Major attractions include the Annapurna Circuit Trek, ancient monasteries, and panoramic views of the Annapurna and Dhaulagiri Mountain ranges. 


Bajhang is a remote and restricted region in the far-western part of Nepal. The area is known for its untouched natural beauty, rugged terrain, and abundant cultural diversity. Travelers exploring Bajhang must obtain a RAP to access this captivating region. 

This restricted area of Bajhang offers unique trekking experiences, showcasing the beauty of remote locations in Nepal. Visitors can interact with local ethnic communities, fostering cultural exchange and understanding. They also witness the people's traditional lifestyle, immersing themselves in this region's rich heritage. 

Manaslu Nubri Valley- Gorkha

Nestled in the Gorkha district, the Manaslu Nubri Valley is restricted due to its proximity to the Tibetan border and sensitive geopolitical significance. Trekkers require a restricted area permit and a trekking permit to travel here.

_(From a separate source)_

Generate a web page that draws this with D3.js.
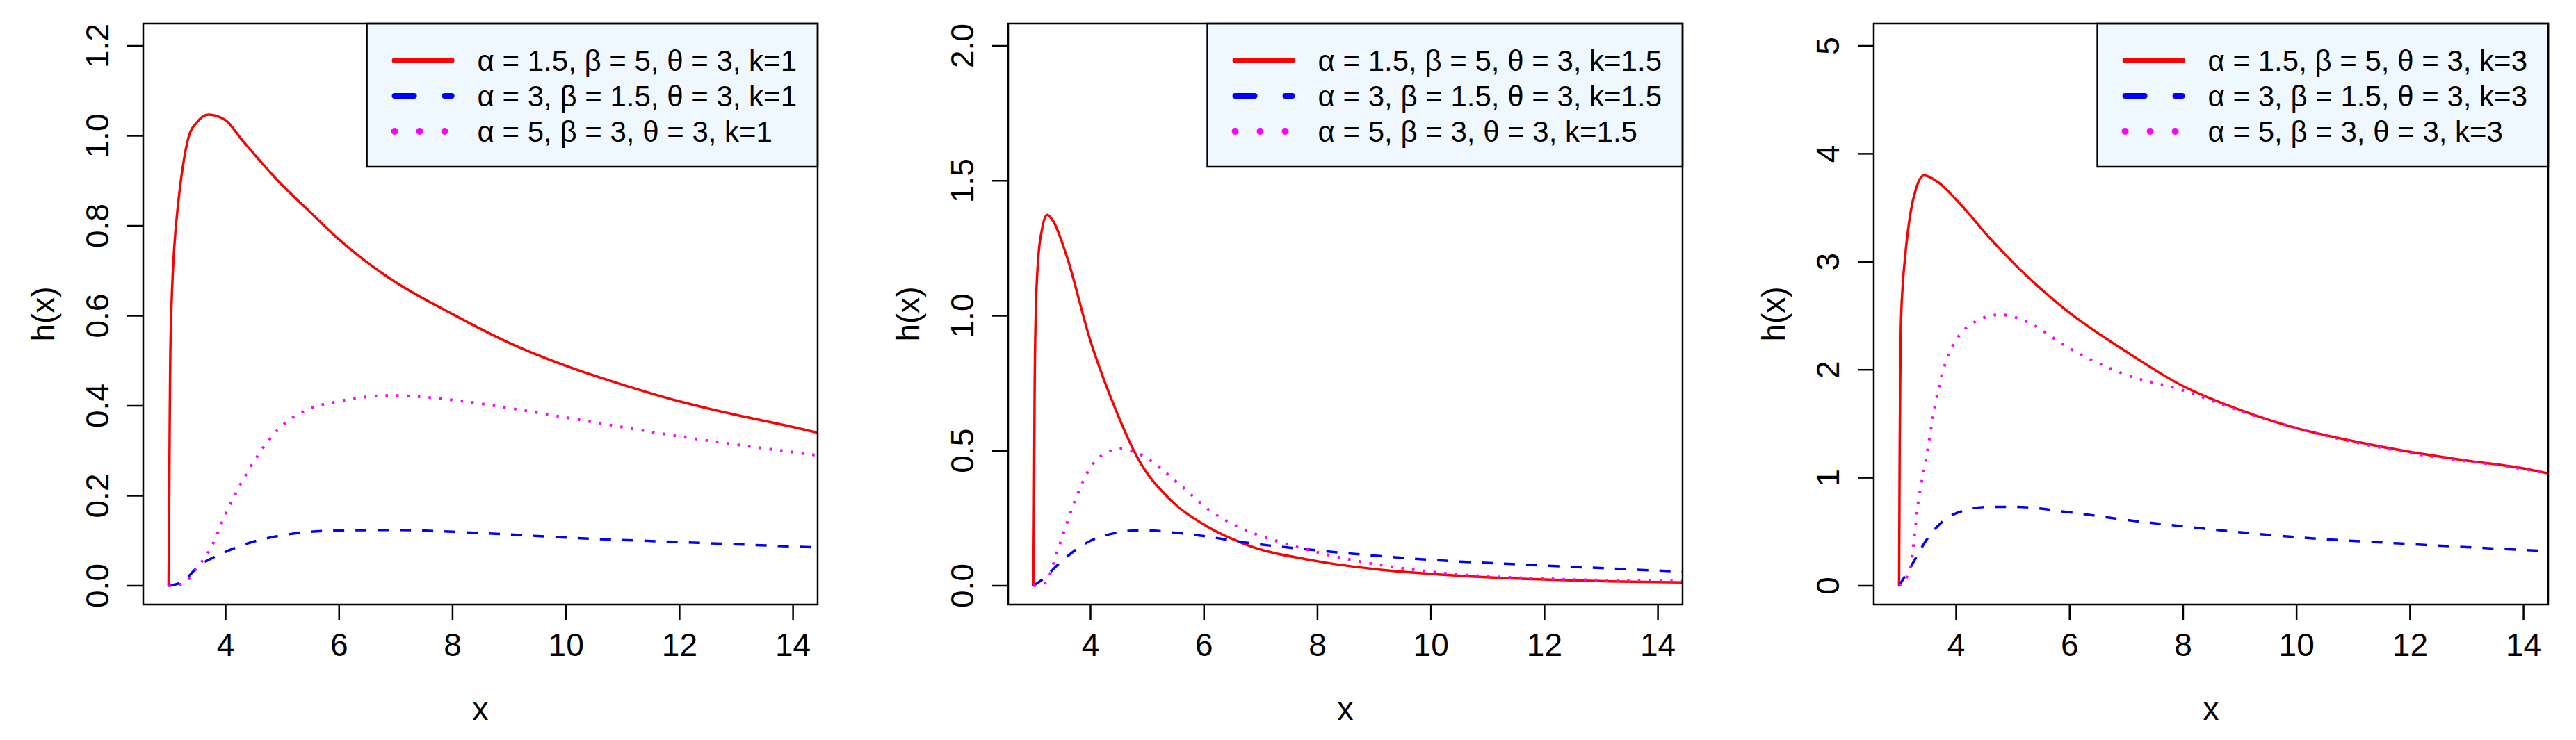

The area offers diverse landscapes, pristine forests, traditional Tibetan villages, and breathtaking views of the Manaslu mountain range. 


Situated in the far northwestern region of Nepal, Mugu is a restricted area surrounded by majestic Himalayan peaks. Traveling to Mugu requires a RAP to preserve its pristine landscape and cultural heritage. 

The Mugu region offers trekkers an off-the-beaten-path adventure, with picturesque trails, serene lakes, and encounters with indigenous communities that have retained their traditions over generations. 


Darchula lies in the far western part of Nepal. It is also one of the restricted regions of Nepal known for its breathtaking beauty and cultural richness. Travelers must obtain a RAP to explore Darchula. 

This restricted area offers a rare opportunity to trek through untouched wilderness. So, its remote and pristine landscapes make it an ideal destination for backpackers and those seeking an authentic cultural experience in Nepal's hidden corners. 

Tips for Exploring Restricted Areas in Nepal

Traveling to restricted areas in Nepal offers an extraordinary adventure. Make the most of your experience with these practical tips. 

Obtaining the necessary permits

Before traveling to any restricted region, obtain the required permits, like the Restricted Area Permit (RAP) and any additional permits specific to the area you plan to visit. Ensure you have all the necessary documents before starting your journey.

Choosing an authorized trekking agency

When visiting restricted areas in Nepal, traveling with an authorized trekking agency like Himalayan Trekkers is mandatory. Choose a reputable agency with experienced guides who are familiar with the region. They must provide valuable insights into the local culture and customs. 

Hiring local guides and porters 

Engage local guides and porters who have an intimate understanding of the area. They provide valuable insights into the culture and terrain and ensure a smoother travel experience while supporting the local economy. 

Preserving endangered flora and fauna

Respect the delicate ecosystem of restricted areas by refraining from disturbing plants and wildlife. Follow designated trails and minimize your impact on nature. 

Responsible tourism in sensitive ecosystems

Adhere to the principles of responsible tourism to protect vulnerable environments. Avoid littering, use eco-friendly products, and be mindful of your carbon footprint. 

Local initiatives for sustainable development 

Support local conservation efforts and community-driven projects that promote sustainable development. Consider contributing to local environmental initiatives during your visit. 


Nepal's hidden corners hold special places for curious adventurers. These restricted areas in Nepal have held onto their history, offering a glimpse into the past. The locals have cherished their traditions for generations; you can be part of their timeless story. 

Exploring these unique spots brings experience you won't find anywhere else in Nepal. As you venture through these restricted areas, remember you're not just discovering history but becoming a chapter in it.